Again dealing in the topical Radiohead terrain of Hail to the Thief or even Green Day’s American Idiot, Fogel refocuses his energies to “what’s going on in our country and our planet,” by using music to release that frustration into optimism (or vice versa) in regards to former President George W. Bush and those who cheered on Sarah Palin at rallies.

Yet instead of cheap shots or one-line jabs, the lyrics of Flames are creatively articulated throughout and one may not even catch on to precisely what it is Fogel is referencing on the initial passive — driving in your car with the windows down — listen, given the musical framework of deceptively sunny sounding, infectious ditties that comprise the roughly thirty seven minute disc.

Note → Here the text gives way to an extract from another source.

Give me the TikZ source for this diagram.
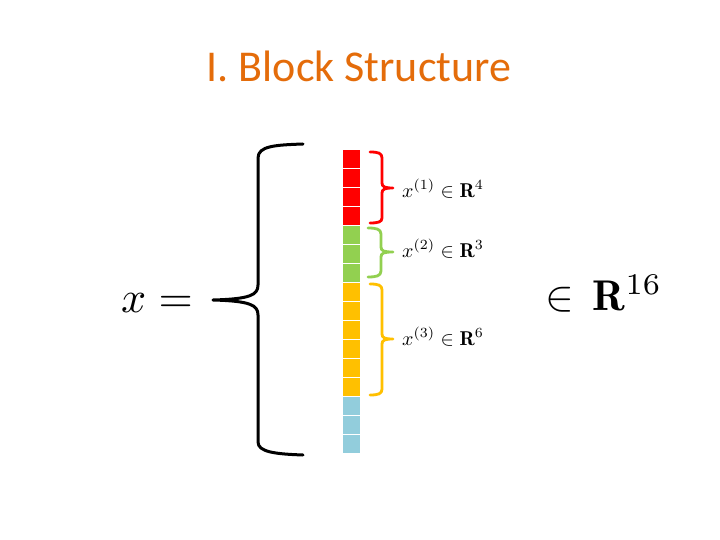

Of course, part of the reason you may not catch on right away is because — as has been the trend of late for both music and film — the independent offering is packaged without a booklet or insert that gives us the opportunity to relish in the written lyrics. For those, like this reviewer who is still fighting against the trend of dropping CD production in favor of simply digital downloads in the future, it’s a disappointment as the pleasure of a great booklet that lists the music credits, lyrics, contains photography or sketches is one of our last remaining tangible products that separates the concept of an album from simply a disc you burned from your iTunes download library.

Yet Fan the Flames wins you over with a danceable retro tune that kickstarts the album with the first track “E.H.M.” which I can only assume is a nod to Fogel’s admitted inspiration of author John Parkins’ nonfiction work Confessions of an Economic Hitman.